▶ **Given exercise**
Extract the lines up to and including the one that contains "const xAxisTitle = 'Academic Year Graduates';", starting with the first line of the entries below, and omit the pictures.

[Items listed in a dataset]
□ □ □ □
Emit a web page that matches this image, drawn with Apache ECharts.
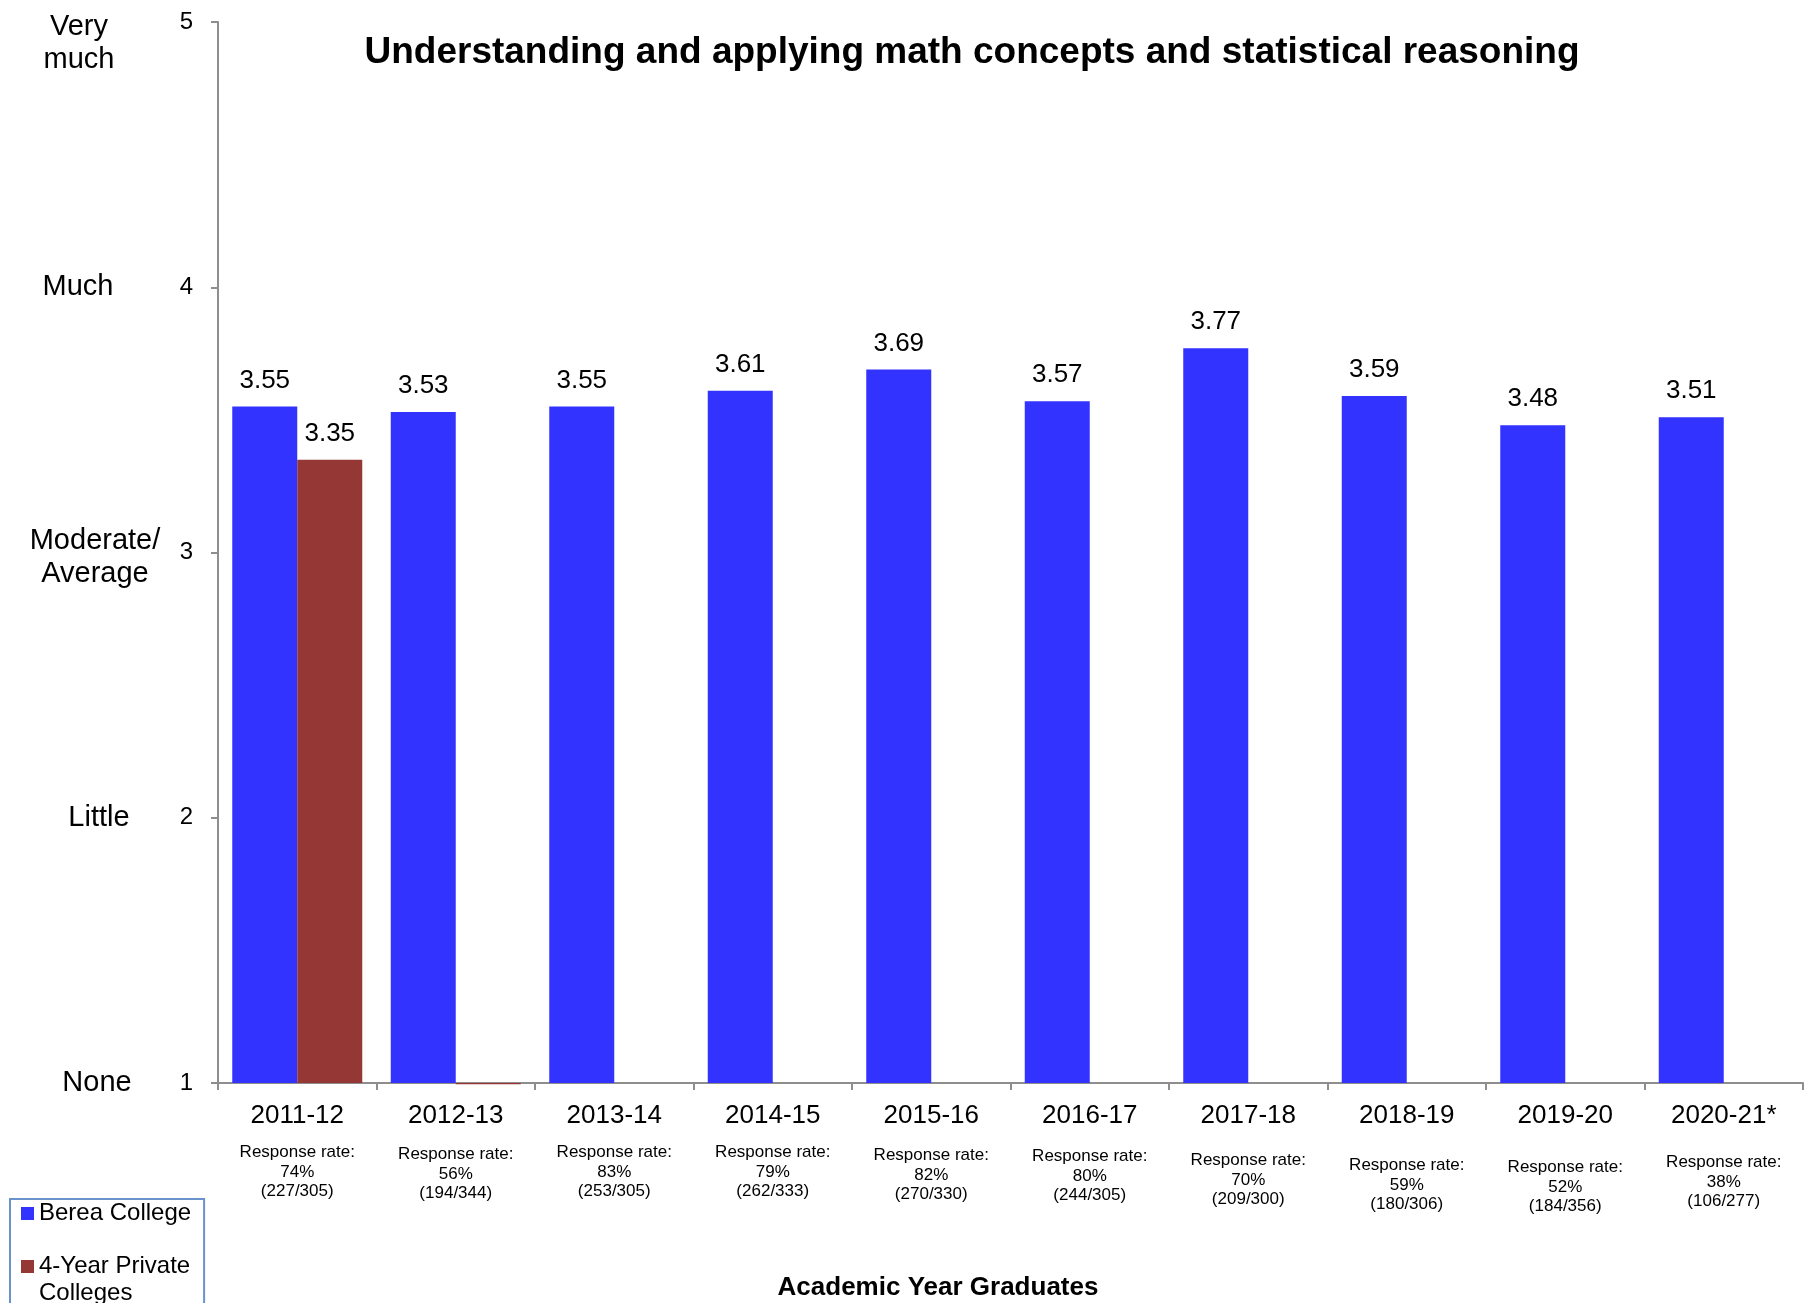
<!DOCTYPE html>
<html><head><meta charset="utf-8">
<script src="https://cdn.jsdelivr.net/npm/echarts@6/dist/echarts.min.js"></script>
<style>html,body{margin:0;padding:0;background:#fff}#c{width:1806px;height:1303px}</style>
</head><body><div id="c"></div>
<script>
const categories = ['2011-12','2012-13','2013-14','2014-15','2015-16','2016-17','2017-18','2018-19','2019-20','2020-21*'];
const bereaValues = [3.55,3.53,3.55,3.61,3.69,3.57,3.77,3.59,3.48,3.51];
const privateValues = [3.35,0.995,null,null,null,null,null,null,null,null];
const responseRates = ['74%','56%','83%','79%','82%','80%','70%','59%','52%','38%'];
const responseCounts = ['(227/305)','(194/344)','(253/305)','(262/333)','(270/330)','(244/305)','(209/300)','(180/306)','(184/356)','(106/277)'];
const yTickValues = [1,2,3,4,5];
const yWordLabels = ['None','Little','Moderate/\nAverage','Much','Very\nmuch'];
const seriesNames = ['Berea College','4-Year Private Colleges'];
const titleText = 'Understanding and applying math concepts and statistical reasoning';
const xAxisTitle = 'Academic Year Graduates';

// layout-only styling
const FONT = '"Liberation Sans", Arial, Helvetica, sans-serif';
const respOffsets = [0,2,0,0,3,4,8,13,15,10];
const wordWidths = [162,158,166,200,198];
const wordTopPad = [0,0,10,0,0];
const AXIS_GRAY = '#8e8e8e';

const xRich = {
  c: {fontSize: 26, lineHeight: 30, color: '#000', fontFamily: FONT},
  r: {fontSize: 17, lineHeight: 19.5, color: '#000', fontFamily: FONT}
};
respOffsets.forEach((o, i) => { xRich['s' + i] = {fontSize: 1, lineHeight: 12 + o}; });

const yRich = {e: {fontSize: 1, lineHeight: 43}, m: {fontSize: 1, lineHeight: 10}};
wordWidths.forEach((w, i) => {
  yRich['w' + i] = {width: w, align: 'center', fontSize: 29, lineHeight: 33, color: '#000', fontFamily: FONT};
});

const chart = echarts.init(document.getElementById('c'), null, {renderer: 'canvas'});
chart.setOption({
  backgroundColor: '#fff',
  animation: false,
  textStyle: {fontFamily: FONT},
  title: [
    {text: titleText, left: 972, top: 33, textAlign: 'center', padding: 0,
     textStyle: {fontSize: 37, fontWeight: 'bold', lineHeight: 40, color: '#000', fontFamily: FONT}},
    {text: xAxisTitle, left: 938, top: 1274, textAlign: 'center', padding: 0,
     textStyle: {fontSize: 26, fontWeight: 'bold', lineHeight: 28, color: '#000', fontFamily: FONT}}
  ],
  legend: {
    orient: 'vertical', left: 10, top: 1199, height: 400,
    icon: 'rect', itemWidth: 13, itemHeight: 13, itemGap: -1,
    padding: [1, 13, 30, 11],
    borderColor: '#6a93cc', borderWidth: 2,
    textStyle: {fontSize: 24, lineHeight: 27, color: '#000', fontFamily: FONT},
    formatter: n => n.indexOf('Private ') >= 0 ? '\n' + n.replace('Private ', 'Private\n') : n,
    data: [{name: seriesNames[0]}, {name: seriesNames[1]}]
  },
  grid: {left: 218, right: 3, top: 22, bottom: 220, containLabel: false, outerBoundsMode: 'none'},
  xAxis: {
    type: 'category', data: categories,
    axisLine: {show: true, lineStyle: {color: AXIS_GRAY, width: 2}},
    axisTick: {show: true, length: 7, interval: 0, lineStyle: {color: AXIS_GRAY, width: 2}},
    axisLabel: {
      interval: 0, margin: 18,
      formatter: (v, i) => `{c|${v}}\n{s${i}| }\n{r|Response rate:}\n{r|${responseRates[i]}}\n{r|${responseCounts[i]}}`,
      rich: xRich
    },
    splitLine: {show: false}
  },
  yAxis: [
    {
      type: 'value', min: yTickValues[0], max: yTickValues[yTickValues.length - 1], interval: 1, startValue: 1,
      position: 'left',
      axisLine: {show: true, lineStyle: {color: AXIS_GRAY, width: 2}},
      axisTick: {show: true, length: 7, lineStyle: {color: AXIS_GRAY, width: 2}},
      axisLabel: {fontSize: 24, color: '#000', margin: 25, fontFamily: FONT},
      splitLine: {show: false}
    },
    {
      type: 'value', min: yTickValues[0], max: yTickValues[yTickValues.length - 1], interval: 1,
      position: 'left', offset: 0,
      axisLine: {show: false}, axisTick: {show: false}, splitLine: {show: false},
      axisLabel: {
        margin: 40,
        formatter: v => {
          const i = yTickValues.indexOf(v);
          if (i < 0) return '';
          const lines = yWordLabels[i].split('\n').map(t => `{w${i}|${t}}`);
          let pre = '';
          if (i === yTickValues.length - 1) pre = '{e| }\n';
          else if (wordTopPad[i]) pre = '{m| }\n';
          return pre + lines.join('\n');
        },
        rich: yRich
      }
    }
  ],
  series: [
    {
      name: seriesNames[0], type: 'bar', barWidth: 65, barGap: '0%',
      itemStyle: {color: '#3333ff'},
      label: {show: true, position: 'top', distance: 13, fontSize: 26, color: '#000', fontFamily: FONT,
              formatter: p => Number(p.value).toFixed(2)},
      data: bereaValues
    },
    {
      name: seriesNames[1], type: 'bar', barWidth: 65, barGap: '0%', clip: false,
      itemStyle: {color: '#953735'},
      label: {show: true, position: 'top', distance: 13, fontSize: 26, color: '#000', fontFamily: FONT,
              formatter: p => Number(p.value).toFixed(2)},
      data: privateValues.map(v => (v !== null && v <= 1) ? {value: v, label: {show: false}} : v)
    }
  ]
});
</script></body></html>
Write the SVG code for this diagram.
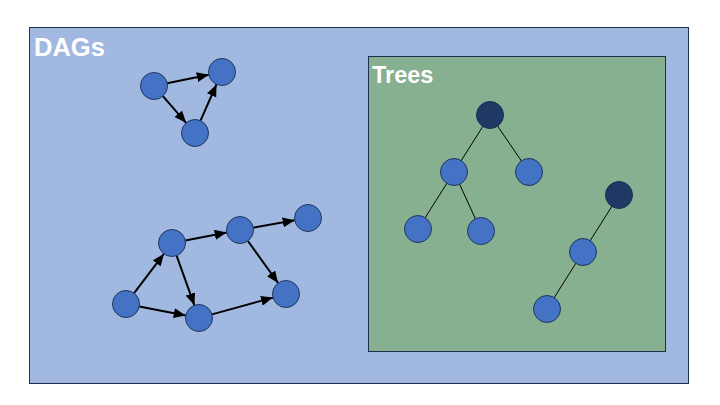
<svg xmlns="http://www.w3.org/2000/svg" width="720" height="405" viewBox="0 0 720 405">
<defs>
<marker id="ah" markerUnits="userSpaceOnUse" markerWidth="12" markerHeight="10" refX="12" refY="5" orient="auto">
<path d="M0,0 L12,5 L0,10 z" fill="#000"/>
</marker>
<style>
.node{fill:#4472C4;stroke:#22365E;stroke-width:1}
.root{fill:#1F3864;stroke:#1A2E52;stroke-width:1}
.arrow{stroke:#000;stroke-width:2;fill:none;marker-end:url(#ah)}
.tedge{stroke:#000;stroke-width:1;fill:none}
.title{font-family:"Liberation Sans",Arial,sans-serif;font-weight:bold;fill:#fff}
</style>
</defs>
<rect width="720" height="405" fill="#fff"/>
<g id="dags-panel">
<rect x="29.5" y="27.5" width="659" height="356" fill="#A1B8E0" stroke="#1F2F50" stroke-width="1"/>
<text class="title" x="34" y="56" font-size="25.5">DAGs</text>
</g>
<g id="trees-panel">
<rect x="368.5" y="56.5" width="297" height="295" fill="#86B08F" stroke="#1F2F50" stroke-width="1"/>
<text class="title" x="372" y="83" font-size="23.5">Trees</text>
</g>
<g id="connectors">
<line class="arrow" x1="167.2" y1="83.3" x2="208.8" y2="74.7"/>
<line class="arrow" x1="162.9" y1="96.2" x2="186.1" y2="122.8"/>
<line class="arrow" x1="200.5" y1="120.6" x2="216.5" y2="84.4"/>
<line class="arrow" x1="134.1" y1="293.2" x2="163.9" y2="253.8"/>
<line class="arrow" x1="139.3" y1="306.5" x2="185.7" y2="315.5"/>
<line class="arrow" x1="185.3" y1="240.5" x2="226.7" y2="232.5"/>
<line class="arrow" x1="176.6" y1="255.7" x2="194.4" y2="305.3"/>
<line class="arrow" x1="253.3" y1="227.7" x2="294.7" y2="220.3"/>
<line class="arrow" x1="247.9" y1="241.0" x2="278.1" y2="283.0"/>
<line class="arrow" x1="212.0" y1="314.4" x2="273.0" y2="297.6"/>
<line class="tedge" x1="490" y1="115" x2="454" y2="172"/>
<line class="tedge" x1="490" y1="115" x2="529" y2="172"/>
<line class="tedge" x1="454" y1="172" x2="418" y2="229"/>
<line class="tedge" x1="454" y1="172" x2="481" y2="231"/>
<line class="tedge" x1="619" y1="195" x2="583" y2="252"/>
<line class="tedge" x1="583" y1="252" x2="547" y2="309"/>
</g>
<g id="dag1-a"><circle class="node" cx="154" cy="86" r="13.5"/></g>
<g id="dag1-b"><circle class="node" cx="222" cy="72" r="13.5"/></g>
<g id="dag1-c"><circle class="node" cx="195" cy="133" r="13.5"/></g>
<g id="dag2-d"><circle class="node" cx="126" cy="304" r="13.5"/></g>
<g id="dag2-e"><circle class="node" cx="172" cy="243" r="13.5"/></g>
<g id="dag2-f"><circle class="node" cx="240" cy="230" r="13.5"/></g>
<g id="dag2-g"><circle class="node" cx="308" cy="218" r="13.5"/></g>
<g id="dag2-h"><circle class="node" cx="286" cy="294" r="13.5"/></g>
<g id="dag2-i"><circle class="node" cx="199" cy="318" r="13.5"/></g>
<g id="tree1-root"><circle class="root" cx="490" cy="115" r="13.5"/></g>
<g id="tree1-l"><circle class="node" cx="454" cy="172" r="13.5"/></g>
<g id="tree1-r"><circle class="node" cx="529" cy="172" r="13.5"/></g>
<g id="tree1-ll"><circle class="node" cx="418" cy="229" r="13.5"/></g>
<g id="tree1-lr"><circle class="node" cx="481" cy="231" r="13.5"/></g>
<g id="tree2-root"><circle class="root" cx="619" cy="195" r="13.5"/></g>
<g id="tree2-m"><circle class="node" cx="583" cy="252" r="13.5"/></g>
<g id="tree2-mm"><circle class="node" cx="547" cy="309" r="13.5"/></g>
</svg>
□ □ □ □
▶ **Answer in full**
Emit a web page that matches this image, drawn with Apache ECharts.
<!DOCTYPE html>
<html><head><meta charset="utf-8">
<script src="https://cdn.jsdelivr.net/npm/echarts@6/dist/echarts.min.js"></script>
<style>html,body{margin:0;padding:0;background:#fff}#c{width:1806px;height:1303px}</style>
</head><body><div id="c"></div>
<script>
const categories = ['2011-12','2012-13','2013-14','2014-15','2015-16','2016-17','2017-18','2018-19','2019-20','2020-21*'];
const bereaValues = [3.55,3.53,3.55,3.61,3.69,3.57,3.77,3.59,3.48,3.51];
const privateValues = [3.35,0.995,null,null,null,null,null,null,null,null];
const responseRates = ['74%','56%','83%','79%','82%','80%','70%','59%','52%','38%'];
const responseCounts = ['(227/305)','(194/344)','(253/305)','(262/333)','(270/330)','(244/305)','(209/300)','(180/306)','(184/356)','(106/277)'];
const yTickValues = [1,2,3,4,5];
const yWordLabels = ['None','Little','Moderate/\nAverage','Much','Very\nmuch'];
const seriesNames = ['Berea College','4-Year Private Colleges'];
const titleText = 'Understanding and applying math concepts and statistical reasoning';
const xAxisTitle = 'Academic Year Graduates';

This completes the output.